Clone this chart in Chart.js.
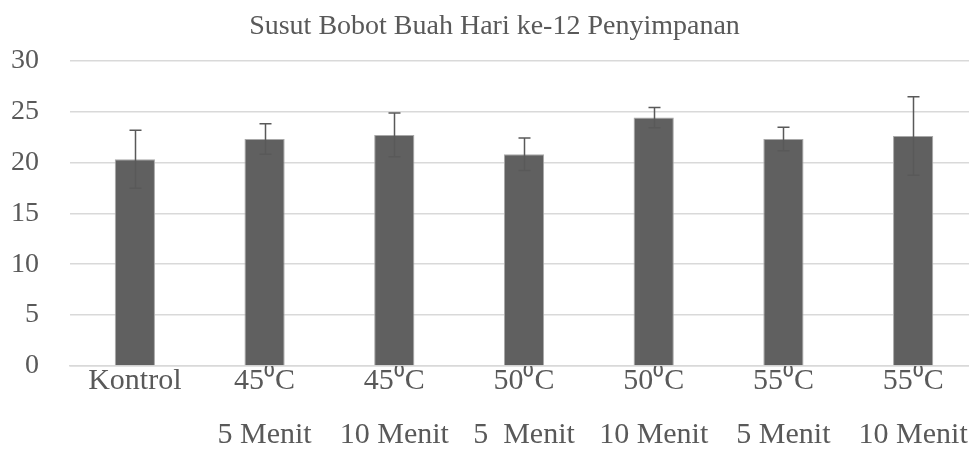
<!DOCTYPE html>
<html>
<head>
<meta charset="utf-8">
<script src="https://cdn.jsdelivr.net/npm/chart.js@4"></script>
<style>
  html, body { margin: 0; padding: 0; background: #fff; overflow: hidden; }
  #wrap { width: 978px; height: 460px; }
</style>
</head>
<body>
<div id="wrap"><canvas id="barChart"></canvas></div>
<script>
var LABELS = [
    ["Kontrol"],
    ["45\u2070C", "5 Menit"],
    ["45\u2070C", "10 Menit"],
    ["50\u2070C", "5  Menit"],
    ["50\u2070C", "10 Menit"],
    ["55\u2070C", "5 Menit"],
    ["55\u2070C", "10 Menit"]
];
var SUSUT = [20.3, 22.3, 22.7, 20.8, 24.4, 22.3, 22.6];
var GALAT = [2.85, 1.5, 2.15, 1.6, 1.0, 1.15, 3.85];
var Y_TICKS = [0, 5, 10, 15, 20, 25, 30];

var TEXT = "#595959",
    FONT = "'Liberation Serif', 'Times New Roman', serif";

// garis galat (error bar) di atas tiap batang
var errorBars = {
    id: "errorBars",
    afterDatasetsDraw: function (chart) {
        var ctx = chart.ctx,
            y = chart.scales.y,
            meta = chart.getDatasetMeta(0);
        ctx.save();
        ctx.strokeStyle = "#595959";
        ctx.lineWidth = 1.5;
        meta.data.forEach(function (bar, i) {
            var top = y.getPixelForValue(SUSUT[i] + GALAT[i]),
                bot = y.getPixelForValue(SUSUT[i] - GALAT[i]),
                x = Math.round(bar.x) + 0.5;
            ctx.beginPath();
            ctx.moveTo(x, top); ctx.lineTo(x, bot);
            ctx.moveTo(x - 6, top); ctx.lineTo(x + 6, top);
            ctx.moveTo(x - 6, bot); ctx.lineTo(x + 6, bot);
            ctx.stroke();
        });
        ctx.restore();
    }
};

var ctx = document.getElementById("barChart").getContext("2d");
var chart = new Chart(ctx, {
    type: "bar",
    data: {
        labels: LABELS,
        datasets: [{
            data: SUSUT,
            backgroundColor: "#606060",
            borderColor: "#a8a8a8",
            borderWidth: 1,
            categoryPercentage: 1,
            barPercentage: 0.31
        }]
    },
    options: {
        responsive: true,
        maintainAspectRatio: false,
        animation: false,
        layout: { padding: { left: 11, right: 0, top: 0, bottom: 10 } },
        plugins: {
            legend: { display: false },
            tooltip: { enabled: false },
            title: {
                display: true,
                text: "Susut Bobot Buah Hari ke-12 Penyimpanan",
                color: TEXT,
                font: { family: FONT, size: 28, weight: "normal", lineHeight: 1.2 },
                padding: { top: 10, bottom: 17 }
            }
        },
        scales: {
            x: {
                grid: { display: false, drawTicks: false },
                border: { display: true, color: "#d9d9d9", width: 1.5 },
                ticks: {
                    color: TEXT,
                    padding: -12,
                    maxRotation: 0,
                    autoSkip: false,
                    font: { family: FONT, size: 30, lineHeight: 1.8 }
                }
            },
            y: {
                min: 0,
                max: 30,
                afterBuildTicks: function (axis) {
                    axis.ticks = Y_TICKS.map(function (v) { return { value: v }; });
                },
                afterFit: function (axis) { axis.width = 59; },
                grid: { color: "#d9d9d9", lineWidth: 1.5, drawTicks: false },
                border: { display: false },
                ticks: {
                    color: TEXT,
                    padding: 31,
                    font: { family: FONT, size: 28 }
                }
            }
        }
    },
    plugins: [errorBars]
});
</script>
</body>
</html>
━━━━━━━━━━━━━━━━━━━━━━━━━━━━━━
### DIRECTION
Leave out any pictures and return exactly the lines from the beginning of the data through the line with "Serif', 'Times New", inclusive.

### SOLUTION TO THIS PROBLEM
Clone this chart in Chart.js.
<!DOCTYPE html>
<html>
<head>
<meta charset="utf-8">
<script src="https://cdn.jsdelivr.net/npm/chart.js@4"></script>
<style>
  html, body { margin: 0; padding: 0; background: #fff; overflow: hidden; }
  #wrap { width: 978px; height: 460px; }
</style>
</head>
<body>
<div id="wrap"><canvas id="barChart"></canvas></div>
<script>
var LABELS = [
    ["Kontrol"],
    ["45\u2070C", "5 Menit"],
    ["45\u2070C", "10 Menit"],
    ["50\u2070C", "5  Menit"],
    ["50\u2070C", "10 Menit"],
    ["55\u2070C", "5 Menit"],
    ["55\u2070C", "10 Menit"]
];
var SUSUT = [20.3, 22.3, 22.7, 20.8, 24.4, 22.3, 22.6];
var GALAT = [2.85, 1.5, 2.15, 1.6, 1.0, 1.15, 3.85];
var Y_TICKS = [0, 5, 10, 15, 20, 25, 30];

var TEXT = "#595959",
    FONT = "'Liberation Serif', 'Times New Roman', serif";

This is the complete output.